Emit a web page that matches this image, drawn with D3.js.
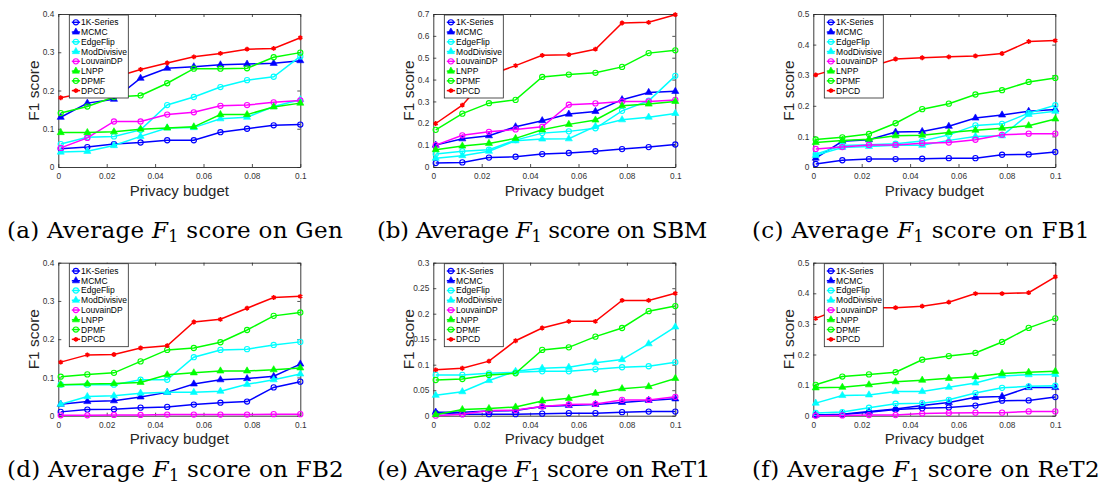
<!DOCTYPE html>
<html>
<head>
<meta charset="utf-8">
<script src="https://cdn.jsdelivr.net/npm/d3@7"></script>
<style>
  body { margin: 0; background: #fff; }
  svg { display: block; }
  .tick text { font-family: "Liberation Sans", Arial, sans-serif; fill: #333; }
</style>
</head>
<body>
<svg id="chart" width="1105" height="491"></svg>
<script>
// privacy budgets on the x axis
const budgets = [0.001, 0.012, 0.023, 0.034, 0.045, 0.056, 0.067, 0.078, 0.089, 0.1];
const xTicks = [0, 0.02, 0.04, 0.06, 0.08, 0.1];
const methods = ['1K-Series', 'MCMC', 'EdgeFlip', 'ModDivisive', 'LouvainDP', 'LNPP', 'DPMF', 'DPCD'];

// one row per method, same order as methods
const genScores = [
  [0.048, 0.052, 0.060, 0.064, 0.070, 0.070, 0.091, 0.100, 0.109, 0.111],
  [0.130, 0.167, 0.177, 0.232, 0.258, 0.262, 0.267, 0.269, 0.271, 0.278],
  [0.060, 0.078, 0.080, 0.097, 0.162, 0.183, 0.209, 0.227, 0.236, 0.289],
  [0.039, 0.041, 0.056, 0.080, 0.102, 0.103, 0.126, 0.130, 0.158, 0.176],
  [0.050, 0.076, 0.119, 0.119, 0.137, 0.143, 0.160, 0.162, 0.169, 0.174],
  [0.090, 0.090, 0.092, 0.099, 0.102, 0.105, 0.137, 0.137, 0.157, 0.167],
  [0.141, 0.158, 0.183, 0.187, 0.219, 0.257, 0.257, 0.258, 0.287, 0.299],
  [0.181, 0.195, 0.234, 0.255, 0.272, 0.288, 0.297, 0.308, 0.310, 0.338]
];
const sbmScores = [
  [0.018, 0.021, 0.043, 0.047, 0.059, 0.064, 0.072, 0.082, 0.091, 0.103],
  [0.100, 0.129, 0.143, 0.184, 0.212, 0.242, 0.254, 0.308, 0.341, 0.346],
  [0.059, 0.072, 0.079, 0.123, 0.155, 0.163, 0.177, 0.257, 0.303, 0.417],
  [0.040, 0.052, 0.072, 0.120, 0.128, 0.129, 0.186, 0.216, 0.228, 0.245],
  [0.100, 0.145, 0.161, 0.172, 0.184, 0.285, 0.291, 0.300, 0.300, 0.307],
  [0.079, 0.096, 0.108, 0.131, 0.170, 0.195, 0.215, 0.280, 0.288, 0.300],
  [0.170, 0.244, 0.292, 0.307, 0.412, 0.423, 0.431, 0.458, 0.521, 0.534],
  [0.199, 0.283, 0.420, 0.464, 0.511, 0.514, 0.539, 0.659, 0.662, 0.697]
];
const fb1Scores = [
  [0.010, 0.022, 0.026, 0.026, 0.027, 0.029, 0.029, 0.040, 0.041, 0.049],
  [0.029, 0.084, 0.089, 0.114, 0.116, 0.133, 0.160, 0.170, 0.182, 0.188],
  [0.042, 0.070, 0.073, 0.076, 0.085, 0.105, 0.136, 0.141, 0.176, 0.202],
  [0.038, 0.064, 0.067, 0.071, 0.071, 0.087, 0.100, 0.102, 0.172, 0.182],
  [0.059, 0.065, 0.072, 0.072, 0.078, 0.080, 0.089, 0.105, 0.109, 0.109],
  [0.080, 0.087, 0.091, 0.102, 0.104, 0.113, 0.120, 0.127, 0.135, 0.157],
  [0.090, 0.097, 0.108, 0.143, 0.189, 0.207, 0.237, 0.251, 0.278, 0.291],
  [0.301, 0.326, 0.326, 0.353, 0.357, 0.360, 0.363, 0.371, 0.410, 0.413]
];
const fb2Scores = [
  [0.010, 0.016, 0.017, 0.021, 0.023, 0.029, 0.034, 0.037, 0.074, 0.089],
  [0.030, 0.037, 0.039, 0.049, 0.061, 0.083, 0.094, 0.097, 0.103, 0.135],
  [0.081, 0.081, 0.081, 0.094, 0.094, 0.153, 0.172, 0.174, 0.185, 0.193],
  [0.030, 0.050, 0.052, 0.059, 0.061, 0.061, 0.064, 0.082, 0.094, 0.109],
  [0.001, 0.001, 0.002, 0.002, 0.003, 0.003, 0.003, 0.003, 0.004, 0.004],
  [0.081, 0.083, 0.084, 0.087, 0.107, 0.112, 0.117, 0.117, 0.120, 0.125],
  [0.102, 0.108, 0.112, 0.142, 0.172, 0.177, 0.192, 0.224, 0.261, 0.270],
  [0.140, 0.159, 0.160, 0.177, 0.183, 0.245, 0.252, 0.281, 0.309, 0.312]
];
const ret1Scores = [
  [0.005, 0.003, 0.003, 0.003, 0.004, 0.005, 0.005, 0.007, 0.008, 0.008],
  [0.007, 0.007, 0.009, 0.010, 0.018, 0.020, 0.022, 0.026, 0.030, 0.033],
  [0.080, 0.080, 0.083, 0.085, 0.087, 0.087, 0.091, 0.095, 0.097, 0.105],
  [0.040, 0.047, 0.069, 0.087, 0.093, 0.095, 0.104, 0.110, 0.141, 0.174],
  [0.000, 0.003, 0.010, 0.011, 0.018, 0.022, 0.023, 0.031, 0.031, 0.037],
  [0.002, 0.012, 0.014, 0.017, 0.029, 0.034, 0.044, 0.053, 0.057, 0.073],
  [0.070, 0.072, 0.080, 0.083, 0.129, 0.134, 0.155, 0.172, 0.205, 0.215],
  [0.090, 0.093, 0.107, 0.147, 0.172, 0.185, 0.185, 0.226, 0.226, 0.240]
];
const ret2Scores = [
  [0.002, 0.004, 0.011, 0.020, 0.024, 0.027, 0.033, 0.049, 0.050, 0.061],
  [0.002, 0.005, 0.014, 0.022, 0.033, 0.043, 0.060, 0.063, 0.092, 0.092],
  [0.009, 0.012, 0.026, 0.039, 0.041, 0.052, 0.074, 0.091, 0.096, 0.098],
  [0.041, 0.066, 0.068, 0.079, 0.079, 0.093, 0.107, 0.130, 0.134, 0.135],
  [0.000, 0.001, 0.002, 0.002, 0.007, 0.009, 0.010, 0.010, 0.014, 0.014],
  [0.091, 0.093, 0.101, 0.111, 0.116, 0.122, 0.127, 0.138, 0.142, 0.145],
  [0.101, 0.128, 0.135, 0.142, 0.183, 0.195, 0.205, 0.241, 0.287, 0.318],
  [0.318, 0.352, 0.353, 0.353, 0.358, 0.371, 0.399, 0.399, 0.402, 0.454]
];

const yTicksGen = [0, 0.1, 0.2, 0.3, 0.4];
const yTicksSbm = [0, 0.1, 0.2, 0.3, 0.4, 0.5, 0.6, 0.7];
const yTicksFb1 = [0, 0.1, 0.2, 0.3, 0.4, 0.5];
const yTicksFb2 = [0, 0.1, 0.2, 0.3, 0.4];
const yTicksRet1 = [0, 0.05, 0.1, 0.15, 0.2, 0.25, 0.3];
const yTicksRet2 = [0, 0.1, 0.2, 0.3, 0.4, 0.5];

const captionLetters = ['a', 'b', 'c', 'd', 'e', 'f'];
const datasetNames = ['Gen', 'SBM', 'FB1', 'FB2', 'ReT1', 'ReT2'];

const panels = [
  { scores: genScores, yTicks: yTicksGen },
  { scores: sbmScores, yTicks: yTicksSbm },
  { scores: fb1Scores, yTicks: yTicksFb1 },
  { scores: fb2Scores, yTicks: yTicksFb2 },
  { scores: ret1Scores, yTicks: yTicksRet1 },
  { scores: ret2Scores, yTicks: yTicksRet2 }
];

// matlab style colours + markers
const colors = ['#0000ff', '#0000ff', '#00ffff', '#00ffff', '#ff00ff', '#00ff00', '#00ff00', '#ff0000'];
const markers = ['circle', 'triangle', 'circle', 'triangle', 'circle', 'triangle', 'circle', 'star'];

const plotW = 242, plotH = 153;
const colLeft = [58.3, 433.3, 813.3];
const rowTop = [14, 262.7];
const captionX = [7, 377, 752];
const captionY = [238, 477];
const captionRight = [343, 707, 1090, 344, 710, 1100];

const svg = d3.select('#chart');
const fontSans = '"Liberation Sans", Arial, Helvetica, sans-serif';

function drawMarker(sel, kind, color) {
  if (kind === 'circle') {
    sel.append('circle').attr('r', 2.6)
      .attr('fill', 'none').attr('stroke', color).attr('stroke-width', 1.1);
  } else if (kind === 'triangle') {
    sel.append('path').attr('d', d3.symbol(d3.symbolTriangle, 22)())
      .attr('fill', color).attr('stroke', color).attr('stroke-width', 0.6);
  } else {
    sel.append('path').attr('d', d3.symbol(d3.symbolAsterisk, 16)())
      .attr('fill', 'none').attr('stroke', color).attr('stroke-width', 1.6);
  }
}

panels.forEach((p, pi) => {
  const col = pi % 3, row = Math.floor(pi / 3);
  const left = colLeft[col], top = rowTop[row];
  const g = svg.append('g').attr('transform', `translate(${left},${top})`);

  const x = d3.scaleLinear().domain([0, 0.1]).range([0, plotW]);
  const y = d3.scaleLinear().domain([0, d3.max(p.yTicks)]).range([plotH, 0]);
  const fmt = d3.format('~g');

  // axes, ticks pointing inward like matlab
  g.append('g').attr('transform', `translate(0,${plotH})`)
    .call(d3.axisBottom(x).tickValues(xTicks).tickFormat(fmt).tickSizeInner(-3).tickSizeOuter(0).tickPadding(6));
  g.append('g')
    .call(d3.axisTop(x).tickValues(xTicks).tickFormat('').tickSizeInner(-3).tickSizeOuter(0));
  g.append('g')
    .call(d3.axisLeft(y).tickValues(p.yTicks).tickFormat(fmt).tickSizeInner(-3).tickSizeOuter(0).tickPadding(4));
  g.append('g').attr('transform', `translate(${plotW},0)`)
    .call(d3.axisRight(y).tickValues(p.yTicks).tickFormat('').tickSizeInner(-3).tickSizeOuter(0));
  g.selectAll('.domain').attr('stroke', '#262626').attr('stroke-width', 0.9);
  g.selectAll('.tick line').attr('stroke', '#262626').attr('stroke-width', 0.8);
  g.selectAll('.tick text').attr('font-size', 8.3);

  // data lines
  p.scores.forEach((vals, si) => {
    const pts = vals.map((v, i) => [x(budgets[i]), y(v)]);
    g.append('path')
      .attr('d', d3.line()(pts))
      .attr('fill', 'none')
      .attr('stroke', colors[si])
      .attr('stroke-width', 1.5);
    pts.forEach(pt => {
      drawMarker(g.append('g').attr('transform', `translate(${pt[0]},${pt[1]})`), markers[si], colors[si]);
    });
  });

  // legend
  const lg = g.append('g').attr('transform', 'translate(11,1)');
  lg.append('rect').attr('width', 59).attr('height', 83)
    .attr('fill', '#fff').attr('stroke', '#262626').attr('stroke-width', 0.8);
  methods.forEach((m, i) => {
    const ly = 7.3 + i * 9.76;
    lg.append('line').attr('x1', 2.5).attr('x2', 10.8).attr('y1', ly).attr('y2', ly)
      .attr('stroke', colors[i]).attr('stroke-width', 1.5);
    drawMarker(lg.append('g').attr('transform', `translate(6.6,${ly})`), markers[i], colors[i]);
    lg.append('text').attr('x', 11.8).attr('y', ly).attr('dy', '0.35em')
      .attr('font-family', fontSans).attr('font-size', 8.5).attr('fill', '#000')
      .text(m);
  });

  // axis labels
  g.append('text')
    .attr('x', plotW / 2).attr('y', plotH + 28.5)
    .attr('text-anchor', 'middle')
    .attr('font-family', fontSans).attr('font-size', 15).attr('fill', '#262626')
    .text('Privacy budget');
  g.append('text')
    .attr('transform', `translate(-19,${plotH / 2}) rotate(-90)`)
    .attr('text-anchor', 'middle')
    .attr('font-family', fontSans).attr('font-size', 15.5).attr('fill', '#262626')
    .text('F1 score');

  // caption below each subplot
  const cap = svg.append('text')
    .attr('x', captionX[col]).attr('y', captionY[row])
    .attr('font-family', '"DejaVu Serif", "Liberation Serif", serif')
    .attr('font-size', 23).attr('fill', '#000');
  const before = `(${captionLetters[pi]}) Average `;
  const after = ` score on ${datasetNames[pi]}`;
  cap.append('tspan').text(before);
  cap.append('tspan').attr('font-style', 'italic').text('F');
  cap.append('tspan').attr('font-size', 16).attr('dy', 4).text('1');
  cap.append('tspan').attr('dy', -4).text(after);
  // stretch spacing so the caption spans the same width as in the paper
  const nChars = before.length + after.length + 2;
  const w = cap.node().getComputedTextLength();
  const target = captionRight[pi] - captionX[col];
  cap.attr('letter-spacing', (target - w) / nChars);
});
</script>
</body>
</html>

---

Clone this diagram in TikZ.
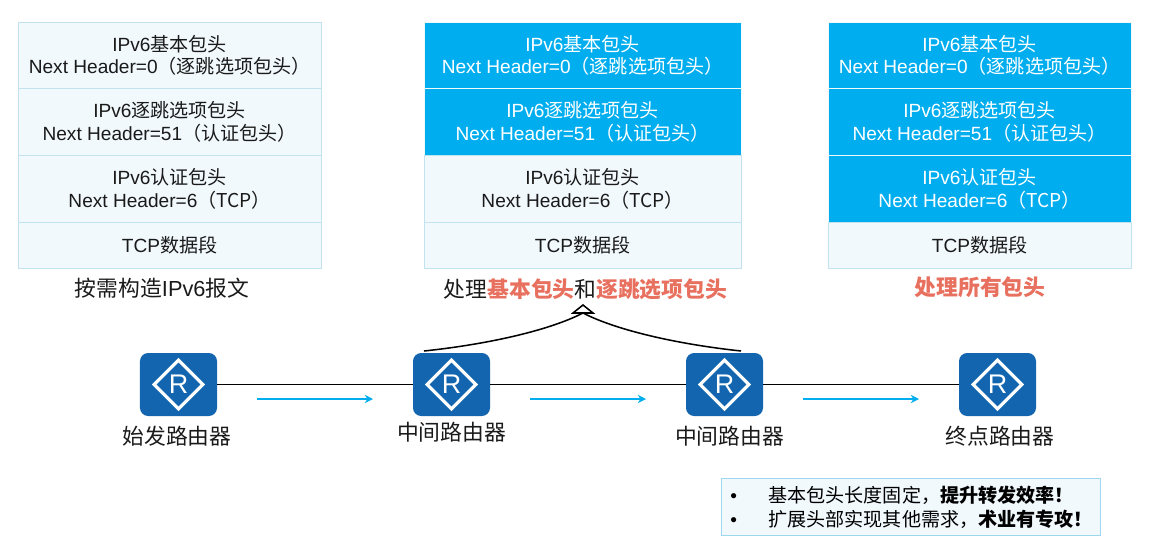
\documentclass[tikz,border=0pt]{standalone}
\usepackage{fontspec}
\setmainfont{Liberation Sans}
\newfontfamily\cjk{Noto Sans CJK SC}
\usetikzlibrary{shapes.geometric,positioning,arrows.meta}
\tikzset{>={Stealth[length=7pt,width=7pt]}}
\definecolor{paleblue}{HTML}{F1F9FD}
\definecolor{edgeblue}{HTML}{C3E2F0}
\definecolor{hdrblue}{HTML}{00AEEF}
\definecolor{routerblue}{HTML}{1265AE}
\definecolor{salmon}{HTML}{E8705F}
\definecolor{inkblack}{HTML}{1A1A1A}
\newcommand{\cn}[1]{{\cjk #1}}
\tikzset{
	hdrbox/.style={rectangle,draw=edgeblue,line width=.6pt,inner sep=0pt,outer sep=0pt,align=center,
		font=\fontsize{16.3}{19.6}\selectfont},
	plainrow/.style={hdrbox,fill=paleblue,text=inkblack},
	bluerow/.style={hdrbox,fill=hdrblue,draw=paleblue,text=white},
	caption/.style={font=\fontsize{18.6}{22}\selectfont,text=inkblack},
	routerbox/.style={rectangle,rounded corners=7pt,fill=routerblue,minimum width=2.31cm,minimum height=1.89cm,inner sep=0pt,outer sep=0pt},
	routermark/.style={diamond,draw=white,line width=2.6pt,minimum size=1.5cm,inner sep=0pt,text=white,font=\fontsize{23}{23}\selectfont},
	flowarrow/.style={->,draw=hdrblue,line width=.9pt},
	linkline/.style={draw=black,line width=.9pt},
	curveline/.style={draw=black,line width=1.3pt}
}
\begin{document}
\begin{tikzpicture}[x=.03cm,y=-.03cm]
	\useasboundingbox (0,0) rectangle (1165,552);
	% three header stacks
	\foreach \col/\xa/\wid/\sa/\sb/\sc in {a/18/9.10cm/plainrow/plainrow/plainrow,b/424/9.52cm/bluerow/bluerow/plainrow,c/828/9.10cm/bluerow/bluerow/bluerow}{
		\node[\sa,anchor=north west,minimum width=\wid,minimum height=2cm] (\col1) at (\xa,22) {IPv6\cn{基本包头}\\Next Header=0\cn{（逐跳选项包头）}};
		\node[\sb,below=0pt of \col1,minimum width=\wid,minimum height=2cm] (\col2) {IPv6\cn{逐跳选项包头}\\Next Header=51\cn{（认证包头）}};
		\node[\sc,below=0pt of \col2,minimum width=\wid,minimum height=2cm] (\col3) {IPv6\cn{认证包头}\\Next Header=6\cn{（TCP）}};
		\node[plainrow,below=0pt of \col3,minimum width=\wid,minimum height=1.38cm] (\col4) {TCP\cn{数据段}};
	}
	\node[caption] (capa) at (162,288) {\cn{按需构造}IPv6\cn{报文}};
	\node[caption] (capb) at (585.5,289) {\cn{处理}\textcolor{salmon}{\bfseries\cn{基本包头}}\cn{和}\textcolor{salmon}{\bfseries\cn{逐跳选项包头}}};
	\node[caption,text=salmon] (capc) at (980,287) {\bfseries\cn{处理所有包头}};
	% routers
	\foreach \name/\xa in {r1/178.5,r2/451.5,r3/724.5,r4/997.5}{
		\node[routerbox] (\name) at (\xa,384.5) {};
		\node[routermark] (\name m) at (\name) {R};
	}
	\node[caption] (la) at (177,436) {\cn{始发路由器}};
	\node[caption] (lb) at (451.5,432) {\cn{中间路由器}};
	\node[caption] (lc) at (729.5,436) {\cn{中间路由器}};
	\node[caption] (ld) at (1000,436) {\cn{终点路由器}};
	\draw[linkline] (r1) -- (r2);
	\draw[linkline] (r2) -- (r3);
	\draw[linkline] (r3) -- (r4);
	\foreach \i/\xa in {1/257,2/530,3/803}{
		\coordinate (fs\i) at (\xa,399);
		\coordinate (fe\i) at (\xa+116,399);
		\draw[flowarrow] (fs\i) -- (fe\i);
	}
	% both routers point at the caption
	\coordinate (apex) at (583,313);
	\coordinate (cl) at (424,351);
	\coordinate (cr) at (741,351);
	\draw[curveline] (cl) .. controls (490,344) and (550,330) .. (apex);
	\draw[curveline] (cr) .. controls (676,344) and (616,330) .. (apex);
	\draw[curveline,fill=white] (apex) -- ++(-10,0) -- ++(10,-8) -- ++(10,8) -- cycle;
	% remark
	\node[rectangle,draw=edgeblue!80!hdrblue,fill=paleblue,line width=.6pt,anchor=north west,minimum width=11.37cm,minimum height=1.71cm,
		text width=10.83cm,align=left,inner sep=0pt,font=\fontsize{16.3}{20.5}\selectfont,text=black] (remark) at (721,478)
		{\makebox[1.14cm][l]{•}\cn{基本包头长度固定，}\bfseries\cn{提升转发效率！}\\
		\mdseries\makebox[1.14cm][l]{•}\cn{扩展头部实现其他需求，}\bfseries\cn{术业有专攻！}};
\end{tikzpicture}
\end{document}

CHALLENGE =
Collect the lines of the data that carry the word "this".

CORRECT OUTPUT =
Emit a web page that matches this image, drawn with D3.js.
Clone this diagram in TikZ.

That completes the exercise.